The court disagreed with CHE, holding that it violated the indenture by non-randomly redeeming less than 100% of the bonds.  The court stated that CHE conflated the concept of notifying 100% of the holders of the purchase with actual redemption of the bonds as the term was used in the indenture.  Moreover, the court found that CHE conceded in the notice to redeeming less than 100% of the bonds, as it explicitly stated that tendered bonds “shall not be subject to redemption at par on the Redemption Date.”  The court added that redemption of the non-tendered bonds would only have been a 100% redemption if CHE had cancelled the tendered bonds, which it did not intend to do because it would have had nothing to gain by paying an extra 1% to purchase them.  Finally, the court noted that CHE could not claim that the bonds remained outstanding for the purposes of the total return swap, but did not exist for the purpose of determining whether 100% of the bonds were redeemed.
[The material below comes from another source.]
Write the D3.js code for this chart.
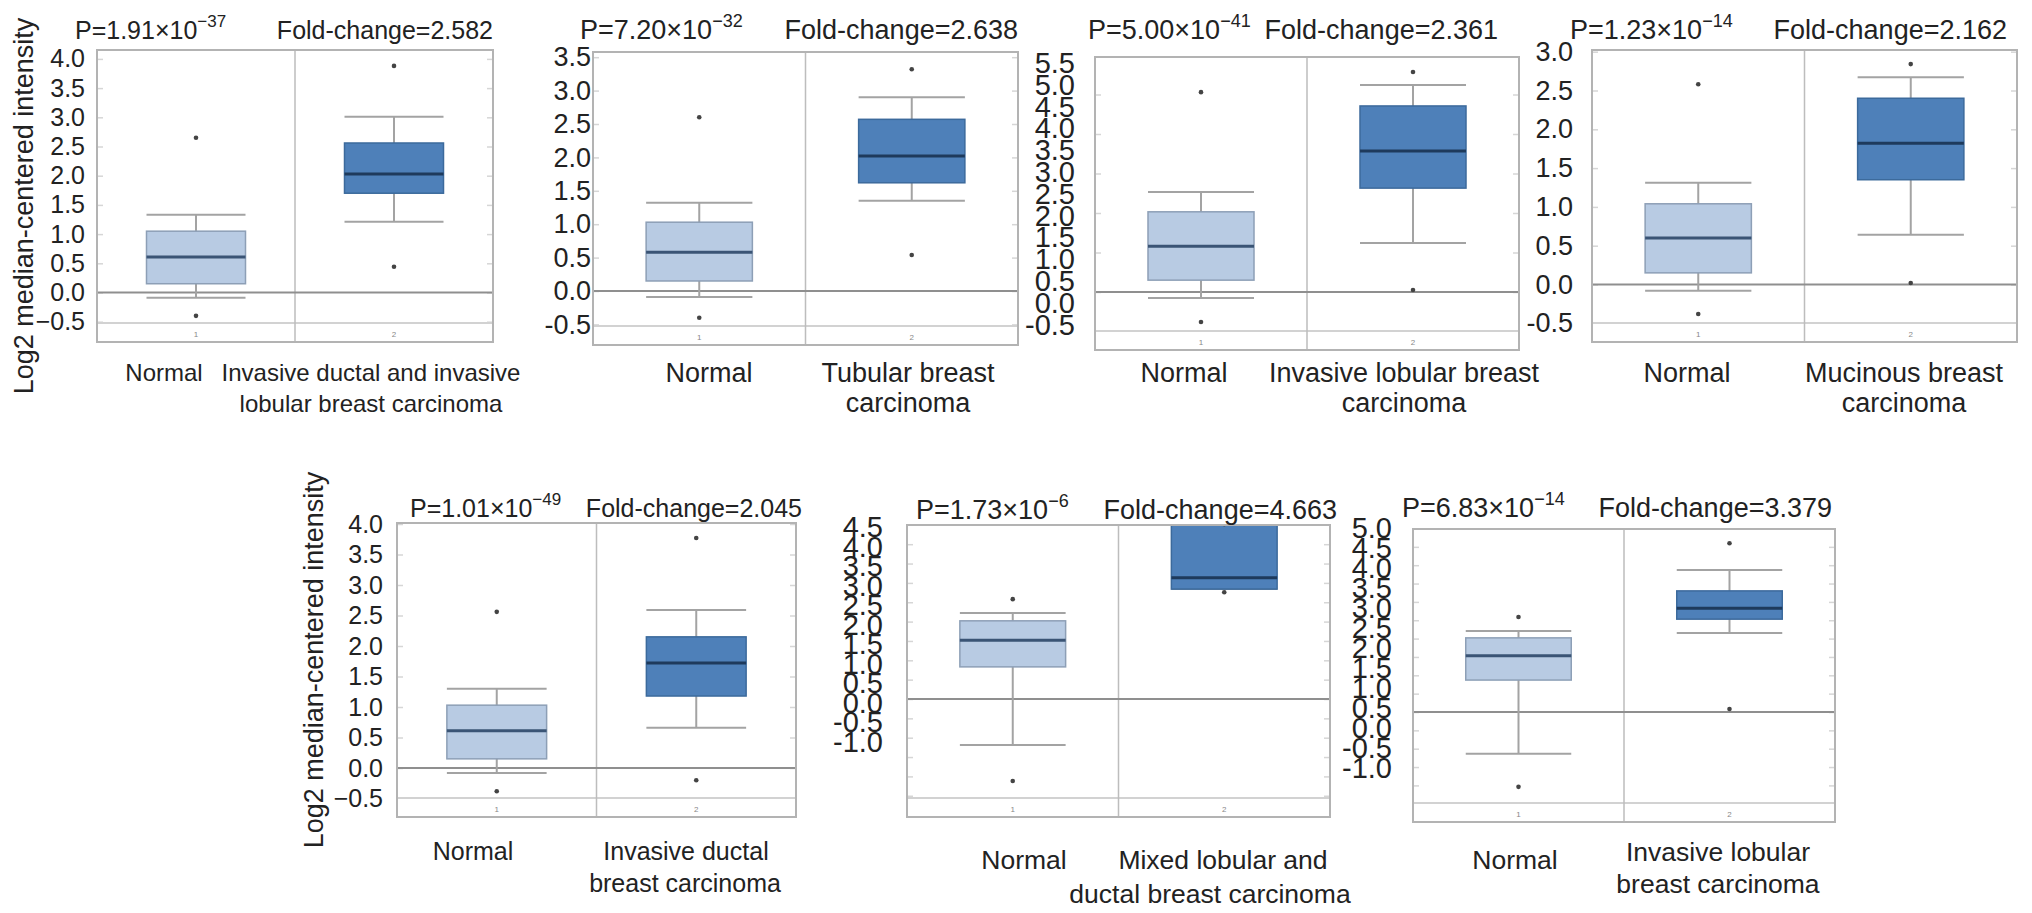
<!DOCTYPE html>
<html>
<head>
<meta charset="utf-8">
<script src="https://cdnjs.cloudflare.com/ajax/libs/d3/7.8.5/d3.min.js"></script>
<style>
  body { margin: 0; background: #fff; }
  svg text { font-family: "Liberation Sans", Arial, Helvetica, sans-serif; fill: #222; }
</style>
</head>
<body>
<svg id="chart"></svg>
<script>
// ---- data ----
const pMantissa = ["1.91", "7.20", "5.00", "1.23", "1.01", "1.73", "6.83"];
const pExponent = ["\u221237", "\u221232", "\u221241", "\u221214", "\u221249", "\u22126", "\u221214"];
const foldChange = ["2.582", "2.638", "2.361", "2.162", "2.045", "4.663", "3.379"];
const normalLabel = "Normal";
const tumorLabels = [
    ["Invasive ductal and invasive", "lobular breast carcinoma"],
    ["Tubular breast", "carcinoma"],
    ["Invasive lobular breast", "carcinoma"],
    ["Mucinous breast", "carcinoma"],
    ["Invasive ductal", "breast carcinoma"],
    ["Mixed lobular and", "ductal breast carcinoma"],
    ["Invasive lobular", "breast carcinoma"]
];
// [lower whisker, q1, median, q3, upper whisker]
const normalBoxes = [
    [-0.09, 0.15, 0.61, 1.05, 1.33],
    [-0.09, 0.15, 0.58, 1.03, 1.32],
    [-0.15, 0.30, 1.16, 2.03, 2.53],
    [-0.08, 0.15, 0.60, 1.04, 1.31],
    [-0.08, 0.15, 0.61, 1.03, 1.30],
    [-1.19, 0.83, 1.52, 2.02, 2.22],
    [-1.14, 0.87, 1.53, 2.02, 2.21]
];
const tumorBoxes = [
    [1.21, 1.70, 2.03, 2.56, 3.01],
    [1.35, 1.62, 2.02, 2.57, 2.90],
    [1.24, 2.63, 3.57, 4.71, 5.24],
    [0.64, 1.35, 1.82, 2.40, 2.67],
    [0.66, 1.18, 1.72, 2.15, 2.59],
    [2.84, 2.84, 3.13, 4.90, 5.60],
    [2.15, 2.53, 2.83, 3.30, 3.87]
];
const normalOutliers = [
    [2.65, -0.40], [2.60, -0.40], [5.06, -0.76], [2.58, -0.38],
    [2.56, -0.38], [2.58, -2.12], [2.59, -2.04]
];
const tumorOutliers = [
    [3.88, 0.44], [3.32, 0.54], [5.57, 0.05], [2.84, 0.02],
    [3.77, -0.20], [2.76, 4.52], [4.60, 0.08]
];
const yTickLabels = [
    ["4.0", "3.5", "3.0", "2.5", "2.0", "1.5", "1.0", "0.5", "0.0", "\u22120.5"],
    ["3.5", "3.0", "2.5", "2.0", "1.5", "1.0", "0.5", "0.0", "-0.5"],
    ["5.5", "5.0", "4.5", "4.0", "3.5", "3.0", "2.5", "2.0", "1.5", "1.0", "0.5", "0.0", "-0.5"],
    ["3.0", "2.5", "2.0", "1.5", "1.0", "0.5", "0.0", "-0.5"],
    ["4.0", "3.5", "3.0", "2.5", "2.0", "1.5", "1.0", "0.5", "0.0", "\u22120.5"],
    ["4.5", "4.0", "3.5", "3.0", "2.5", "2.0", "1.5", "1.0", "0.5", "0.0", "-0.5", "-1.0"],
    ["5.0", "4.5", "4.0", "3.5", "3.0", "2.5", "2.0", "1.5", "1.0", "0.5", "0.0", "-0.5", "-1.0"]
];
const yTitle = "Log2 median-centered intensity";

// ---- panel placement (pixels) ----
const layout = [
    { x0: 97, x1: 493, top: 50, bottom: 342, zero: 292.5, ppu: 58.4, faint: 0.5,
      labelRight: 85, tickFont: 25, pX: 75, foldX: 493, titleY: 39, titleFont: 25,
      normX: 164, tumX: [371, 371], labY: [372, 403], labFont: 24, yTitle: [33, 206] },
    { x0: 593, x1: 1018, top: 52, bottom: 345, zero: 291, ppu: 66.8, faint: 0.5,
      labelRight: 591, tickFont: 27, pX: 580, foldX: 1018, titleY: 39, titleFont: 27,
      normX: 709, tumX: [908, 908], labY: [372, 402], labFont: 27 },
    { x0: 1095, x1: 1519, top: 57, bottom: 350, zero: 292, ppu: 39.5, faint: 1,
      labelZero: 303, labelPpu: 43.6,
      labelRight: 1075, tickFont: 29, pX: 1088, foldX: 1498, titleY: 39, titleFont: 27,
      normX: 1184, tumX: [1404, 1404], labY: [372, 402], labFont: 27 },
    { x0: 1592, x1: 2017, top: 50, bottom: 342, zero: 284.5, ppu: 77.6, faint: 0.5,
      labelRight: 1573, tickFont: 27, pX: 1570, foldX: 2007, titleY: 39, titleFont: 27,
      normX: 1687, tumX: [1904, 1904], labY: [372, 402], labFont: 27 },
    { x0: 397, x1: 796, top: 523, bottom: 817, zero: 768, ppu: 61, faint: 0.5,
      labelRight: 383, tickFont: 25, pX: 410, foldX: 802, titleY: 517, titleFont: 25,
      normX: 473, tumX: [686, 685], labY: [851, 883], normY: 851, labFont: 25, yTitle: [323, 660] },
    { x0: 907, x1: 1330, top: 525, bottom: 817, zero: 699, ppu: 38.7, faint: 0.5,
      labelZero: 703, labelPpu: 39,
      labelRight: 883, tickFont: 29, pX: 916, foldX: 1337, titleY: 519, titleFont: 27,
      normX: 1024, tumX: [1223, 1210], labY: [859, 893], labFont: 26.5 },
    { x0: 1413, x1: 1835, top: 529, bottom: 822, zero: 712, ppu: 36.7, faint: 0.5,
      labelZero: 728, labelPpu: 40,
      labelRight: 1392, tickFont: 29, pX: 1402, foldX: 1832, titleY: 517, titleFont: 27,
      normX: 1515, normY: 859, tumX: [1718, 1718], labY: [851, 883], labFont: 26.5 }
];

const svg = d3.select("#chart").attr("width", 2032).attr("height", 913);

layout.forEach((L, i) => {
    const y = d3.scaleLinear().domain([0, 1]).range([L.zero, L.zero - L.ppu]);
    const labelY = d3.scaleLinear().domain([0, 1])
        .range([L.labelZero || L.zero, (L.labelZero || L.zero) - (L.labelPpu || L.ppu)]);
    const x = d3.scaleBand().domain(["1", "2"]).range([L.x0, L.x1]);
    const bw = x.bandwidth() * 0.5;

    const g = svg.append("g");
    g.append("clipPath").attr("id", "clip" + i)
        .append("rect").attr("x", L.x0).attr("y", L.top)
        .attr("width", L.x1 - L.x0).attr("height", L.bottom - L.top);

    const plot = g.append("g").attr("clip-path", `url(#clip${i})`);

    // faint ticks along the inside of the frame
    const faintVals = d3.range(Math.ceil(y.invert(L.bottom - 19) / L.faint) * L.faint, y.invert(L.top) + 0.001, L.faint);
    [[d3.axisRight(y), L.x0], [d3.axisLeft(y), L.x1]].forEach(([ax, px]) => {
        const a = plot.append("g").attr("transform", `translate(${px},0)`)
            .call(ax.tickValues(faintVals).tickSize(6).tickFormat(""));
        a.select(".domain").remove();
        a.selectAll("line").attr("stroke", "#d6d6d6").attr("stroke-width", 1.5);
    });

    // strip for group numbers
    plot.append("line").attr("x1", L.x0).attr("x2", L.x1)
        .attr("y1", L.bottom - 19).attr("y2", L.bottom - 19)
        .attr("stroke", "#d2d2d2").attr("stroke-width", 2);
    // divider
    plot.append("line").attr("x1", x("2")).attr("x2", x("2"))
        .attr("y1", L.top).attr("y2", L.bottom)
        .attr("stroke", "#bdbdbd").attr("stroke-width", 1.5);
    // zero line
    plot.append("line").attr("x1", L.x0).attr("x2", L.x1)
        .attr("y1", y(0)).attr("y2", y(0))
        .attr("stroke", "#8f8f8f").attr("stroke-width", 2);

    const groups = [
        { key: "1", s: normalBoxes[i], out: normalOutliers[i], fill: "#b8cbe3", stroke: "#8d9fb6", med: "#3a5475" },
        { key: "2", s: tumorBoxes[i], out: tumorOutliers[i], fill: "#4e80b9", stroke: "#3c6a9c", med: "#1e3a5c" }
    ];
    groups.forEach(d => {
        const cx = x(d.key) + x.bandwidth() / 2;
        const [lo, q1, med, q3, hi] = d.s;
        plot.append("line").attr("x1", cx).attr("x2", cx).attr("y1", y(lo)).attr("y2", y(hi))
            .attr("stroke", "#a3a3a3").attr("stroke-width", 2);
        [lo, hi].forEach(v => plot.append("line")
            .attr("x1", cx - bw / 2).attr("x2", cx + bw / 2).attr("y1", y(v)).attr("y2", y(v))
            .attr("stroke", "#a3a3a3").attr("stroke-width", 2));
        plot.append("rect").attr("x", cx - bw / 2).attr("width", bw)
            .attr("y", y(q3)).attr("height", y(q1) - y(q3))
            .attr("fill", d.fill).attr("stroke", d.stroke).attr("stroke-width", 1.5);
        plot.append("line").attr("x1", cx - bw / 2).attr("x2", cx + bw / 2)
            .attr("y1", y(med)).attr("y2", y(med))
            .attr("stroke", d.med).attr("stroke-width", 3);
        plot.selectAll(null).data(d.out).enter().append("circle")
            .attr("cx", cx).attr("cy", v => y(v)).attr("r", 2.3).attr("fill", "#444");
        g.append("text").attr("x", cx).attr("y", L.bottom - 5)
            .attr("text-anchor", "middle").style("font-size", "8px").style("fill", "#888")
            .text(d.key);
    });

    // frame
    g.append("rect").attr("x", L.x0).attr("y", L.top)
        .attr("width", L.x1 - L.x0).attr("height", L.bottom - L.top)
        .attr("fill", "none").attr("stroke", "#b3b3b3").attr("stroke-width", 2);

    // y tick labels
    const labs = yTickLabels[i];
    const vals = labs.map(s => +s.replace("\u2212", "-"));
    const ya = g.append("g").attr("transform", `translate(${L.labelRight},0)`)
        .call(d3.axisLeft(labelY).tickValues(vals).tickFormat((d, k) => labs[k]).tickSize(0).tickPadding(0));
    ya.select(".domain").remove();
    ya.attr("font-size", L.tickFont);

    // title
    const t = g.append("text").attr("x", L.pX).attr("y", L.titleY).style("font-size", L.titleFont + "px");
    t.append("tspan").text(`P=${pMantissa[i]}\u00d710`);
    t.append("tspan").attr("dy", -12).style("font-size", Math.round(L.titleFont * 0.68) + "px").text(pExponent[i]);
    g.append("text").attr("x", L.foldX).attr("y", L.titleY).attr("text-anchor", "end")
        .style("font-size", L.titleFont + "px").text(`Fold-change=${foldChange[i]}`);

    // category labels
    const capOff = L.labFont * 0.36;
    g.append("text").attr("x", L.normX).attr("y", (L.normY || L.labY[0]) + capOff)
        .attr("text-anchor", "middle").style("font-size", L.labFont + "px").text(normalLabel);
    tumorLabels[i].forEach((line, k) => {
        g.append("text").attr("x", L.tumX[k]).attr("y", L.labY[k] + capOff)
            .attr("text-anchor", "middle").style("font-size", L.labFont + "px").text(line);
    });

    // y axis title
    if (L.yTitle) {
        g.append("text").attr("transform", `translate(${L.yTitle[0]},${L.yTitle[1]}) rotate(-90)`)
            .attr("text-anchor", "middle").style("font-size", "27px").text(yTitle);
    }
});
</script>
</body>
</html>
The court also considered whether the total return swap violated the indenture, which required all bonds “purchased or redeemed” to be immediately cancelled and not resold.  The court did not find it relevant that the bonds had been purchased through a tender offer, which is “simply an offer to purchase bonds at a specific price.”  Similarly, it was not important that CHE retained title under the total return swap and thus technically did not “sell” the bonds.  Rather, the court emphasized that once purchased, the bonds must “be destroyed by the trustee,” and that this language made executing the total return swap without violating the indenture impossible.
Finally, the court examined CHE’s motives for entering into the transaction.  The court noted that the prior defeasance of the bonds made a tender offer valueless to CHE.  The market value of the bonds, however, had risen in the years since their issuance because interest rates had declined.  CHE thus entered into a tender offer that cost 1% more than redemption because it thought it could resell the tendered bonds at a price between the redemption value and the market value through the total return swap.  The court emphasized that this type of transaction should not be permissible because the market price of callable bonds accounts for the risk of redemption, and if investors understood that this type of transaction would be permitted, the bonds would not have traded in excess of their redemption price.  As such, the court held that the plaintiffs should be awarded damages commensurate with the harm suffered by selling their bonds below the market rate.  It did, however, strike the plaintiffs’ demand for punitive damages, finding them inappropriate in a case involving sophisticated financial professionals and a disagreement about complex issues.
As the Emmet case illustrates, questions related to an indenture can arise both because of terms that are precisely defined (for example, “redemption” in this case) in a way that differs from their plain meaning and terms that that are undefined (such as “purchase”) and thus silent on whether certain types of transactions are contemplated by them.  The opinion offers a reminder that parties must not only analyze and understand the language of the indenture, but also think about the ways a court might interpret provisions that give rise to disagreement based on the nature and fairness of a particular transaction.